**Given entries**
------------------------------------------------

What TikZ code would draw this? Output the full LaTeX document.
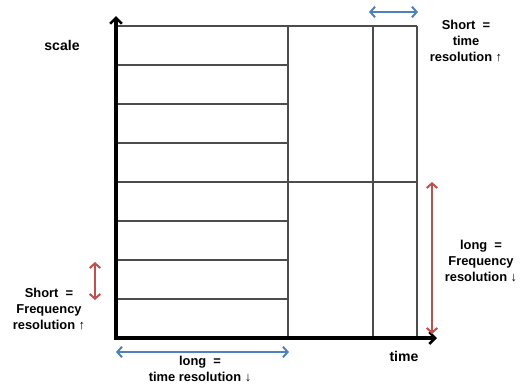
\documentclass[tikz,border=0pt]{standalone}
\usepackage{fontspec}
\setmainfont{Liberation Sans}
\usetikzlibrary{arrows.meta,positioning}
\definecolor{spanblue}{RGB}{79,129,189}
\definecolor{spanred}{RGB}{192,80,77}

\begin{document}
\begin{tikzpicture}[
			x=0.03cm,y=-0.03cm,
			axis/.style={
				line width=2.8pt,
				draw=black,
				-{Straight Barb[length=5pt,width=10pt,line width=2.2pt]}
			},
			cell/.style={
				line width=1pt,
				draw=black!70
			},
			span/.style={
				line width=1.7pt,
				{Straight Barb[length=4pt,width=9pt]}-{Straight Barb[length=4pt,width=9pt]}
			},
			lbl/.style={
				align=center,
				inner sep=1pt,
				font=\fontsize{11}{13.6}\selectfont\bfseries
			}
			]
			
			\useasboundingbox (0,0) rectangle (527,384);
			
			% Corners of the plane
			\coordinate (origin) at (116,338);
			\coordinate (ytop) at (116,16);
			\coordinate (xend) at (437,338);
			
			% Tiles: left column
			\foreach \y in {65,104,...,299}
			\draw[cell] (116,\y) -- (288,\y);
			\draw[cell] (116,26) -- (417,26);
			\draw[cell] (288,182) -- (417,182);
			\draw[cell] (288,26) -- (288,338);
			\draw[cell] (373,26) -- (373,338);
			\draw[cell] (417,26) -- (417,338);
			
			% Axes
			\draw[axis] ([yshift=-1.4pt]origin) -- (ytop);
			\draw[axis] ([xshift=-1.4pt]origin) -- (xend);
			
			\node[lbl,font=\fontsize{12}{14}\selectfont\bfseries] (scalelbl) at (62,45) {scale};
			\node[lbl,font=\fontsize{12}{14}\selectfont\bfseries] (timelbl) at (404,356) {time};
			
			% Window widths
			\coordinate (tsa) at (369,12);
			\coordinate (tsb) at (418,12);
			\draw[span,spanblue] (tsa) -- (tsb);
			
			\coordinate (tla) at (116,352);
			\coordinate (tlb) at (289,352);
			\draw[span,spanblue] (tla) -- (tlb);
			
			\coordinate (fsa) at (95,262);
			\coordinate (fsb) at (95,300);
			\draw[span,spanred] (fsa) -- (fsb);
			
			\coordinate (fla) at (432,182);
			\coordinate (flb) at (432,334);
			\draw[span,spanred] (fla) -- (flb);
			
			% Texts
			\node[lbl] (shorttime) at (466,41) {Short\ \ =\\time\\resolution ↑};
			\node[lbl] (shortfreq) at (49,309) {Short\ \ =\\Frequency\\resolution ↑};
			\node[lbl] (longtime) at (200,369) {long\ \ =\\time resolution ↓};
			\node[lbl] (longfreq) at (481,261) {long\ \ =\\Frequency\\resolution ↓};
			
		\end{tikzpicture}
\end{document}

------------------------------------------------

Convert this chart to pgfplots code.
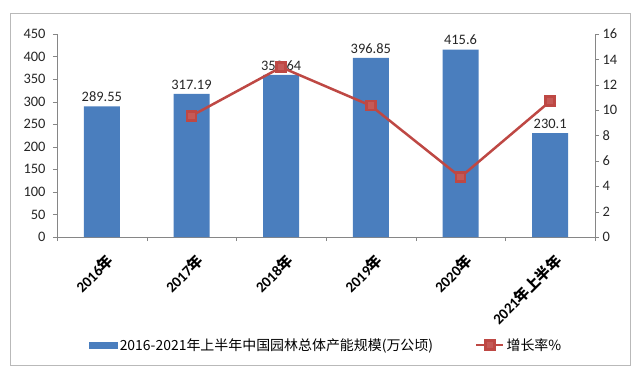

------------------------------------------------

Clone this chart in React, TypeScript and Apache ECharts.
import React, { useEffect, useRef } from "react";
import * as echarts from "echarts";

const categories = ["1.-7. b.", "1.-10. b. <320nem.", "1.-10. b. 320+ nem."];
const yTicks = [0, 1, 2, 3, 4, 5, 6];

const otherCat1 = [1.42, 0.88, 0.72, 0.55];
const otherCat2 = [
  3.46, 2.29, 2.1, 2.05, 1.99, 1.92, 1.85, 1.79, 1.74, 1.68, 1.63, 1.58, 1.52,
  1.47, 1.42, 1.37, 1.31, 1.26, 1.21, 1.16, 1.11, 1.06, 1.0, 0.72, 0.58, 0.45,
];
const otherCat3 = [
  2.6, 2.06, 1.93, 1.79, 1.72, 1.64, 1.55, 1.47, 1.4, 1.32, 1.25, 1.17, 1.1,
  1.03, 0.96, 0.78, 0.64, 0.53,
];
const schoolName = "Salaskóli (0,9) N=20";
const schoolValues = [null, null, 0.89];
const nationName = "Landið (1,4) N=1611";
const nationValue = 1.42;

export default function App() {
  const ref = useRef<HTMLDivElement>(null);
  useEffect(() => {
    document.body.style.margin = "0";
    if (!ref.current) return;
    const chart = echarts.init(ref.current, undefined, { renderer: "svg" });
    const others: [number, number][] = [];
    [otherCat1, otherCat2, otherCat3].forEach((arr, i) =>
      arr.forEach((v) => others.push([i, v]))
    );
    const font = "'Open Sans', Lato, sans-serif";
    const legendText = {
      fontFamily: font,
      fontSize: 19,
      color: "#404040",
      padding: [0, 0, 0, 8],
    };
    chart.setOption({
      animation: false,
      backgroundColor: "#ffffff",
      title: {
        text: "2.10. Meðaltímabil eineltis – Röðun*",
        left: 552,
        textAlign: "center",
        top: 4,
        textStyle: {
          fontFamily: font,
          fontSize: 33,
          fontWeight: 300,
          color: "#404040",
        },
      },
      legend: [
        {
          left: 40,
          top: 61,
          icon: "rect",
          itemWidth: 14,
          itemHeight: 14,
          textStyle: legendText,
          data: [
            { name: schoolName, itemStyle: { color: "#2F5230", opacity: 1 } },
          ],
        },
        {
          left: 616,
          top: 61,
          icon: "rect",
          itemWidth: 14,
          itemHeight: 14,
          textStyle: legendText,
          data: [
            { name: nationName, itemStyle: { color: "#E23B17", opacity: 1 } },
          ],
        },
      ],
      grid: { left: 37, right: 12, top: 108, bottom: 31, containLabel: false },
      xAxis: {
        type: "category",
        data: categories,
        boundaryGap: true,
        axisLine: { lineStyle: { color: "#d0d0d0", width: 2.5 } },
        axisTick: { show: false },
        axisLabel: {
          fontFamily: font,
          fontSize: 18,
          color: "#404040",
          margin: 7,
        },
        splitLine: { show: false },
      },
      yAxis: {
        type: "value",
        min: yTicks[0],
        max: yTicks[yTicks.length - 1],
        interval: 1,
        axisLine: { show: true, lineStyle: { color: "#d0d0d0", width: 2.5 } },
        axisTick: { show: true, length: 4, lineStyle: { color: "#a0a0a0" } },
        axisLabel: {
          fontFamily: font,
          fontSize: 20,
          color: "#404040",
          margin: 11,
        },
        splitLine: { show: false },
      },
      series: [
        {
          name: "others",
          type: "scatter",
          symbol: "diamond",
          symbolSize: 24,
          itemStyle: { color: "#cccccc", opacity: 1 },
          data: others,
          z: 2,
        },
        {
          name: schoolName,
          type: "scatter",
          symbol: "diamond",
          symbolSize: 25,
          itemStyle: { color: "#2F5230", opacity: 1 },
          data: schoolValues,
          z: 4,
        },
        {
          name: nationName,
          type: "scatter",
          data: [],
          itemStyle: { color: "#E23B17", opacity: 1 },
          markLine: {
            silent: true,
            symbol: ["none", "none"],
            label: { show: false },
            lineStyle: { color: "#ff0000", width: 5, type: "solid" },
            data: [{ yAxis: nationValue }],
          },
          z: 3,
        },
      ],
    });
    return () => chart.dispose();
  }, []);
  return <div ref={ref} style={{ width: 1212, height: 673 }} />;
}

------------------------------------------------

**Short problem**
Write out only the lines that run from the line containing "Clone this chart" through the line containing "const yTicks = [0, 1, 2, 3, 4, 5, 6];", both included, exactly as they appear above.

**Written response**
Clone this chart in React, TypeScript and Apache ECharts.
import React, { useEffect, useRef } from "react";
import * as echarts from "echarts";

const categories = ["1.-7. b.", "1.-10. b. <320nem.", "1.-10. b. 320+ nem."];
const yTicks = [0, 1, 2, 3, 4, 5, 6];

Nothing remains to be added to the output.